# Start of Extracted information

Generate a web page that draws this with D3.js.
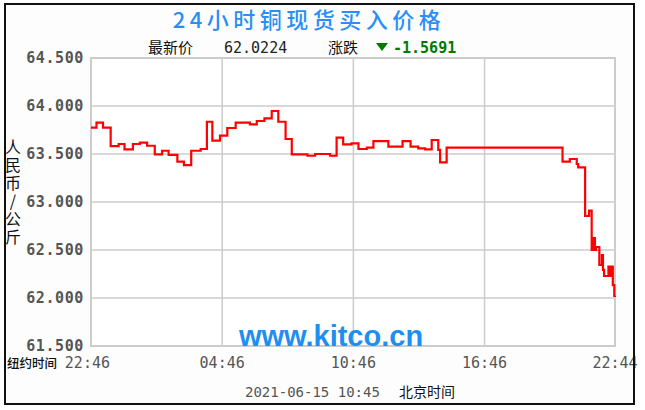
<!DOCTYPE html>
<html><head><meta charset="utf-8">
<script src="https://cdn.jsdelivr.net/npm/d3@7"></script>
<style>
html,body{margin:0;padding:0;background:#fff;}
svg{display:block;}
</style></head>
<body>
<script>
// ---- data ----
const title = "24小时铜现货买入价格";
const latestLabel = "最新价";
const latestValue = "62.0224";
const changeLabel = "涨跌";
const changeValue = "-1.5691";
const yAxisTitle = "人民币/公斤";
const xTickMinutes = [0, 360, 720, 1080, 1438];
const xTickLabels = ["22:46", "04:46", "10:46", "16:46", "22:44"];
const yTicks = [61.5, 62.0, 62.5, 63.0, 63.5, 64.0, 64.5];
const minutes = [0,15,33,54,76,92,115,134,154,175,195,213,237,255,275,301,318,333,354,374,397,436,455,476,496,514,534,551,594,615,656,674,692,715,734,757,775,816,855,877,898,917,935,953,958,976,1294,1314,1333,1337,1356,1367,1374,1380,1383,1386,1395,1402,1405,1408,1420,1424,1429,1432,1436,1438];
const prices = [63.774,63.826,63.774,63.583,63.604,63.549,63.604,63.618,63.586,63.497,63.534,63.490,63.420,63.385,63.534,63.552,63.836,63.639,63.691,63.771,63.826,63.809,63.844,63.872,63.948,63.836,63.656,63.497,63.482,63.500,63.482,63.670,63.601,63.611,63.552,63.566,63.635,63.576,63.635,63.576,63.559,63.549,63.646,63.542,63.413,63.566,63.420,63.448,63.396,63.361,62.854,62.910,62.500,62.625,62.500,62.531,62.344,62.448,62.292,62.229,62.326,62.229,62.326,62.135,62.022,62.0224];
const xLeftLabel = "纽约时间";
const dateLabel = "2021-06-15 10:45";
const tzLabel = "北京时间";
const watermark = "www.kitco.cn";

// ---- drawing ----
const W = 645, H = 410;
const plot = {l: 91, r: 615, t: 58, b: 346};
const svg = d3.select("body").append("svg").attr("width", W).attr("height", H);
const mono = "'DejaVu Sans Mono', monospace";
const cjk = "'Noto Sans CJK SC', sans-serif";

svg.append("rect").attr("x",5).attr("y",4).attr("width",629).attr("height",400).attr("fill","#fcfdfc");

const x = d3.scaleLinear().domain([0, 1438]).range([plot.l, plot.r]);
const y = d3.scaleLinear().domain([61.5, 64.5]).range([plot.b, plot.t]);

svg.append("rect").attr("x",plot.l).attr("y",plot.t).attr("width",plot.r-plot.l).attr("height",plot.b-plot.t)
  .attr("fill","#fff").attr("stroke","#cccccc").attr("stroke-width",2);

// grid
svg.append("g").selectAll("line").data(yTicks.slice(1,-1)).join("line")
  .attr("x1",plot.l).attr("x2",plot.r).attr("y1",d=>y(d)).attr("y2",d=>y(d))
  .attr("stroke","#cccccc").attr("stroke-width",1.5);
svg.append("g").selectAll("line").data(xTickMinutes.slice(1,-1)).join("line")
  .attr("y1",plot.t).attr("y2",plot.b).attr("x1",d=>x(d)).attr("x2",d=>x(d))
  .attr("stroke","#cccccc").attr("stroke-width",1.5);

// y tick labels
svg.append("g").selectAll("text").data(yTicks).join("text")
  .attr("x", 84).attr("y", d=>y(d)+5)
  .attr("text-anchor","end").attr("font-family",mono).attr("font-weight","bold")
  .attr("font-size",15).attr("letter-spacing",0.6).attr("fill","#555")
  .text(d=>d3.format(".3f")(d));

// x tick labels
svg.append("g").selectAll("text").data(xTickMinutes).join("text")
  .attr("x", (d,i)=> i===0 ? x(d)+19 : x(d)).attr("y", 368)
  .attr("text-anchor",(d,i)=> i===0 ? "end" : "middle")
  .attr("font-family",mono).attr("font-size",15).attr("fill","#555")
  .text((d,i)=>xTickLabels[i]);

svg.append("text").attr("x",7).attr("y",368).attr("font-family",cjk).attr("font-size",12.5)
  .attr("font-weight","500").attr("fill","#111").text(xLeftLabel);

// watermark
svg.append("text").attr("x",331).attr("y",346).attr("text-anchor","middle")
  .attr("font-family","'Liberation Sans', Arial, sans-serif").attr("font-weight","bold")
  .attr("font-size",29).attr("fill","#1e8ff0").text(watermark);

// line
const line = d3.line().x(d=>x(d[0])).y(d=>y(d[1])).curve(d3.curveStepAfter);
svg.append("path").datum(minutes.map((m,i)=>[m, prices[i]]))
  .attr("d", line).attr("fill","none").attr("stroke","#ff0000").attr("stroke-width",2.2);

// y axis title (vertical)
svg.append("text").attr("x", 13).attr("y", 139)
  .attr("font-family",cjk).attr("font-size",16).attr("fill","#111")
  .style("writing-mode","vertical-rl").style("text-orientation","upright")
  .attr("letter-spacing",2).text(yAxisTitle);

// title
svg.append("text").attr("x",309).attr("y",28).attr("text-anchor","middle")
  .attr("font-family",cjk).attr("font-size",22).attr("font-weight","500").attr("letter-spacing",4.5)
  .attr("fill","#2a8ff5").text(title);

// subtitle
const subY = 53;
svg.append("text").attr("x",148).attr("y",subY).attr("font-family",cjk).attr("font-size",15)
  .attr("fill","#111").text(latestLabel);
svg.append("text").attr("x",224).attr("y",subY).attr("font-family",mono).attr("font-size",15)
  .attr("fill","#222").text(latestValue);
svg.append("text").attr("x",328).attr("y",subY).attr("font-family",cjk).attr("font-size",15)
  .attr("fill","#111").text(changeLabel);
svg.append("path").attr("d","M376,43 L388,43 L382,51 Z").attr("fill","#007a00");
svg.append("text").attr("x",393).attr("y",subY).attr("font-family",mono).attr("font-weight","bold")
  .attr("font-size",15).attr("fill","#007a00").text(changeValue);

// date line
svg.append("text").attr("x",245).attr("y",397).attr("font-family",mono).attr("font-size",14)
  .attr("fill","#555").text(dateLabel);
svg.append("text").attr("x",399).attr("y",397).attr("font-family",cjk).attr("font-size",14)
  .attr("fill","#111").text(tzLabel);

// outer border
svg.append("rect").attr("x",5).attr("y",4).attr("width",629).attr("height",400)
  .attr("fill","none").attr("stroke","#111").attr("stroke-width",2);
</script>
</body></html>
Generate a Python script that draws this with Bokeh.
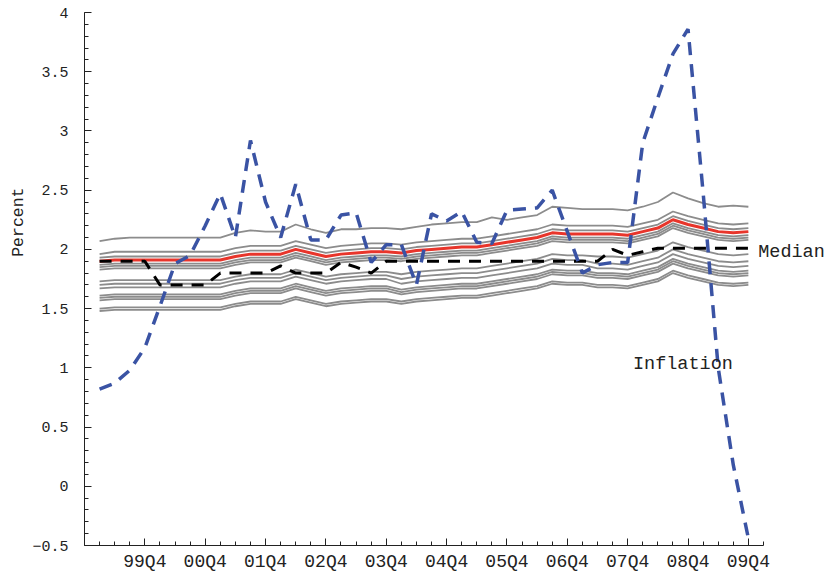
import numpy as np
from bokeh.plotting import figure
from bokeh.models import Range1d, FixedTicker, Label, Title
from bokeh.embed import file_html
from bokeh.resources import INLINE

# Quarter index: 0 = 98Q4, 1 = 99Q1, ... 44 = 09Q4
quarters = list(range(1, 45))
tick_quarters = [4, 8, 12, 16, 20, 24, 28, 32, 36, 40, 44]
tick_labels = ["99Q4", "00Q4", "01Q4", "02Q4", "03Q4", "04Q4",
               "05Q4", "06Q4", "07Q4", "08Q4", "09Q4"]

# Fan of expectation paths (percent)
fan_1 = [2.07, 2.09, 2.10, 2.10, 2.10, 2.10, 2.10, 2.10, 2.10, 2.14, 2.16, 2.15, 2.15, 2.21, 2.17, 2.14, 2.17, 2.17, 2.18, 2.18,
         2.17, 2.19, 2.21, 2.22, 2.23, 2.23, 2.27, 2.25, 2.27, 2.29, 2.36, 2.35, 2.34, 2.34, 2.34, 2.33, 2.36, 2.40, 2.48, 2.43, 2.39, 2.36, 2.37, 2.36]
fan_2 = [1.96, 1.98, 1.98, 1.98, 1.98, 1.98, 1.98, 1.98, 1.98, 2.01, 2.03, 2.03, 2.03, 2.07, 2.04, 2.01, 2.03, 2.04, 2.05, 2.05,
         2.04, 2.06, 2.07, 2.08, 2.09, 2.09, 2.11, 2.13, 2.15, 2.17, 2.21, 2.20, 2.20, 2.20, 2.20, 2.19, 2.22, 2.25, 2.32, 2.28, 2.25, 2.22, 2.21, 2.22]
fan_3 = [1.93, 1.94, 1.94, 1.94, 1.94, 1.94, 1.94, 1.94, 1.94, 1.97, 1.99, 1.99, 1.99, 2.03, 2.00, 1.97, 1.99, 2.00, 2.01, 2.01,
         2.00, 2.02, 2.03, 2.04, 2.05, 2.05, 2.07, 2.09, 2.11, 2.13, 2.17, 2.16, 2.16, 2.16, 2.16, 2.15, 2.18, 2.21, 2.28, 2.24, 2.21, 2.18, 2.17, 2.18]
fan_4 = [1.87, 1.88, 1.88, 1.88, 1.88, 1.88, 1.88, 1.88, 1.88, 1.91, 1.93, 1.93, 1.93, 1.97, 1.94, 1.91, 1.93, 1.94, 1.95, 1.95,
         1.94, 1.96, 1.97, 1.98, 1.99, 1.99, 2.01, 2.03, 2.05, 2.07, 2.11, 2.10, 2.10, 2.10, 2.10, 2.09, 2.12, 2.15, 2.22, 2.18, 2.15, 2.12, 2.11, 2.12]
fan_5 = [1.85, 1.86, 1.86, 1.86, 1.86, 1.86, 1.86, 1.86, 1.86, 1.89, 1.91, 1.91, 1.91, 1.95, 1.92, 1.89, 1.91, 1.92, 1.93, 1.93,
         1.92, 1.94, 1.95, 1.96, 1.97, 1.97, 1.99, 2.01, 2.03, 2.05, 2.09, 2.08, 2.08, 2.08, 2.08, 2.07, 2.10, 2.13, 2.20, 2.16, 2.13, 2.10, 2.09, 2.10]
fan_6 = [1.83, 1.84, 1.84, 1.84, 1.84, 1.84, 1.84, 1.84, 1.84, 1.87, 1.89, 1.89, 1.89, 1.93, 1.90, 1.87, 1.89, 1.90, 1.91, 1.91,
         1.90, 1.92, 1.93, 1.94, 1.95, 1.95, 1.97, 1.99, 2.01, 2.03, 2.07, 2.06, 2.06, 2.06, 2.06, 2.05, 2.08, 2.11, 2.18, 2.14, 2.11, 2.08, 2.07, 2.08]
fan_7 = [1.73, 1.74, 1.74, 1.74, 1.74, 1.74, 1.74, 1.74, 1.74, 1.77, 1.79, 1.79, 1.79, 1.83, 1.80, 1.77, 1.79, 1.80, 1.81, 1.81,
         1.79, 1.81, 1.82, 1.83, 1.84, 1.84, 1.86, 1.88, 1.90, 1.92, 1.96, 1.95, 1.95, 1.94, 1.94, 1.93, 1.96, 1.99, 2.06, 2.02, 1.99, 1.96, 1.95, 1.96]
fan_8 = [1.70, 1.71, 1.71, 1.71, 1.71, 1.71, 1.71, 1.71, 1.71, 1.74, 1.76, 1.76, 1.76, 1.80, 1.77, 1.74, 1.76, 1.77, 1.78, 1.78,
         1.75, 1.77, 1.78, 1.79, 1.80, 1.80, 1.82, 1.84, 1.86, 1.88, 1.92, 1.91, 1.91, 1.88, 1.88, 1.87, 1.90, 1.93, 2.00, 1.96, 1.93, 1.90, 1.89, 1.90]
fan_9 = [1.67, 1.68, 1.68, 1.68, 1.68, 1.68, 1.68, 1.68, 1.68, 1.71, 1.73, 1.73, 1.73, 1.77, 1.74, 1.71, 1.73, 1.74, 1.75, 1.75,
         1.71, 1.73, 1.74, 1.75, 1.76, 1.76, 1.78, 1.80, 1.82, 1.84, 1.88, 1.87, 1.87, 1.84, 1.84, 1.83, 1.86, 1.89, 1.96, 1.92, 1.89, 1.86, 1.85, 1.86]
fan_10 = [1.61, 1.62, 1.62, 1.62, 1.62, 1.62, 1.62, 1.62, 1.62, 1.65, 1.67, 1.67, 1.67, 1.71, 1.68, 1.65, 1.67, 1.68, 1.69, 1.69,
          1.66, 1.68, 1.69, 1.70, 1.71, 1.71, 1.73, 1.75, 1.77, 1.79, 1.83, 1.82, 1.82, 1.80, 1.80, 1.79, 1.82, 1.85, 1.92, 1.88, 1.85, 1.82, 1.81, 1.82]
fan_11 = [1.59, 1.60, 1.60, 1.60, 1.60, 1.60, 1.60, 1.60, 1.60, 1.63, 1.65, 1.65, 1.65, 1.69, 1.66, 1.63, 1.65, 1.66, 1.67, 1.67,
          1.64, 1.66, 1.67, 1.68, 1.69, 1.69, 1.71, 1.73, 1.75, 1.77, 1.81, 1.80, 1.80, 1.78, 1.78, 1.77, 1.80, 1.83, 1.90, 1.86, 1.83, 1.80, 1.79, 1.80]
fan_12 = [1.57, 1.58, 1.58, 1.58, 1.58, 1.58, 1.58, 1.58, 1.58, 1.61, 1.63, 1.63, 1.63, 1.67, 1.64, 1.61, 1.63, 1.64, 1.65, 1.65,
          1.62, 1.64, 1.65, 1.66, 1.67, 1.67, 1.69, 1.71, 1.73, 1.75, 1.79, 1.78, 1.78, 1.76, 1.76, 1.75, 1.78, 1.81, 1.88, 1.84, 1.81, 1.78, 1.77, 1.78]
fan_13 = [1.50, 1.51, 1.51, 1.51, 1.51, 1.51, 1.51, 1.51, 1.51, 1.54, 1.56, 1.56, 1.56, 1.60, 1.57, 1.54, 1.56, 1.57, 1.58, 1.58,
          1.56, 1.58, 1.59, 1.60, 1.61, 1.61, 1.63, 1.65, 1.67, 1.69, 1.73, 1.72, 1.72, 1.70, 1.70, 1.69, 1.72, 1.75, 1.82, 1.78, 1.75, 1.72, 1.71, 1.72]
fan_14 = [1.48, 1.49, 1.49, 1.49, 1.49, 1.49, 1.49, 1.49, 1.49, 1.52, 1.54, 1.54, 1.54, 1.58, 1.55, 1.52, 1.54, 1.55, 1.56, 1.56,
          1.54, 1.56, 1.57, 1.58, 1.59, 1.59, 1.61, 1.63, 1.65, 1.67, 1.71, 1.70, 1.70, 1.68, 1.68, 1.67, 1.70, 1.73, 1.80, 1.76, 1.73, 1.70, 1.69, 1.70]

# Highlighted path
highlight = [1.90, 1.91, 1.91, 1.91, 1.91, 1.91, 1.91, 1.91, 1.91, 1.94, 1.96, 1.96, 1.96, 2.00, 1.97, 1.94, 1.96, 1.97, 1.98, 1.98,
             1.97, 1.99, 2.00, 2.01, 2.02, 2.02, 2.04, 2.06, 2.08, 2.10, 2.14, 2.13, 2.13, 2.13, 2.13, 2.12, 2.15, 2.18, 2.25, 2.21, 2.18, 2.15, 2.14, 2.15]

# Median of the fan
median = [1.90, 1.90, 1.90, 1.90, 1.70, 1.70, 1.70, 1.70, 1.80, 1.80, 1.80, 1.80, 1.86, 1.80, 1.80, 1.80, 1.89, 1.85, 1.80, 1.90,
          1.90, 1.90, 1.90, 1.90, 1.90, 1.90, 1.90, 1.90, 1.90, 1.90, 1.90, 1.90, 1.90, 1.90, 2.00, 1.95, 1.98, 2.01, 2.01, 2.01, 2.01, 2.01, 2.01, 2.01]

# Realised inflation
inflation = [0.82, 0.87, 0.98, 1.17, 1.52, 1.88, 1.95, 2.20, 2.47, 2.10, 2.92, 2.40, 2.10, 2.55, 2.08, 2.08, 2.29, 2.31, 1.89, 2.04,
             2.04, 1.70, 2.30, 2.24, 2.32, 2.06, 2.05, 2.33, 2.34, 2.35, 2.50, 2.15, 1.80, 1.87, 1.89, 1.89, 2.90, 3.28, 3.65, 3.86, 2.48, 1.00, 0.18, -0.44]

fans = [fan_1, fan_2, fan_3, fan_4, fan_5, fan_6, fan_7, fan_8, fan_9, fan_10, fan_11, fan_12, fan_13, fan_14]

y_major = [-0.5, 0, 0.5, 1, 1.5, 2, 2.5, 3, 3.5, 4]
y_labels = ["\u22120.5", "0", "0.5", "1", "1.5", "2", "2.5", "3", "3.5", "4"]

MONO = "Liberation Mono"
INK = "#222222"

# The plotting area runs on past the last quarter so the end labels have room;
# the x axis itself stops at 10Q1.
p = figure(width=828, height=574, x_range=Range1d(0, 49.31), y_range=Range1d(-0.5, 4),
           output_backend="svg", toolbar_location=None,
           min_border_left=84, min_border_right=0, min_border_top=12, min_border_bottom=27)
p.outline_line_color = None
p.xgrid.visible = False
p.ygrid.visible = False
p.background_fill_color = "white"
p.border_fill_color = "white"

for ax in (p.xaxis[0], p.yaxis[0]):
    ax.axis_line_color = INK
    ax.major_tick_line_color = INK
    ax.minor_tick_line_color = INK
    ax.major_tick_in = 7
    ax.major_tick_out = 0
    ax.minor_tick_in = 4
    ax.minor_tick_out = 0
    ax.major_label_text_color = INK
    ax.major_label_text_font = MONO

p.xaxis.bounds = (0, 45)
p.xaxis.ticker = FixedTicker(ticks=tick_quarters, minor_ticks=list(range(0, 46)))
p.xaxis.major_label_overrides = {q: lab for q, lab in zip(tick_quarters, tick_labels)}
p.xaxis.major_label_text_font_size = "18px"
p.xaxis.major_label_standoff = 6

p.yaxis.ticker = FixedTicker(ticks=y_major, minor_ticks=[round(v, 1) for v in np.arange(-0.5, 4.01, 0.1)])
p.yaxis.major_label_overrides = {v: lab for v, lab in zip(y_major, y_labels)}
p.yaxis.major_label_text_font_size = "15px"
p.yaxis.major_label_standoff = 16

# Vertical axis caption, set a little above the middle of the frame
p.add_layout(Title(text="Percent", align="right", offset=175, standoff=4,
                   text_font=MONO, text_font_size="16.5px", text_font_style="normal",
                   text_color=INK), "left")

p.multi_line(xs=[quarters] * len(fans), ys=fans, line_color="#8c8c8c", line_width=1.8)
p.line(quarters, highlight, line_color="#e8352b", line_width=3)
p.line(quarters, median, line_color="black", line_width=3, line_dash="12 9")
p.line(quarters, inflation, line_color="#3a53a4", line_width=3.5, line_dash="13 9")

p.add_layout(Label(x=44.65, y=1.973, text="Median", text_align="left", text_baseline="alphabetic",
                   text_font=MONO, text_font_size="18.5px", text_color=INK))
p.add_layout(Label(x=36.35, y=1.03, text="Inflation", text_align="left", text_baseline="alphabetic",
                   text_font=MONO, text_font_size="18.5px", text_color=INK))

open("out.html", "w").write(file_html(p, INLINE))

# End of Extracted information

What needs to be done: Exactly and only the lines from the line with "Generate a Python" to the line with "from bokeh.resources import INLINE", both ends included, should be echoed. Do not carry over the pictures.

Result for this task:
Generate a Python script that draws this with Bokeh.
import numpy as np
from bokeh.plotting import figure
from bokeh.models import Range1d, FixedTicker, Label, Title
from bokeh.embed import file_html
from bokeh.resources import INLINE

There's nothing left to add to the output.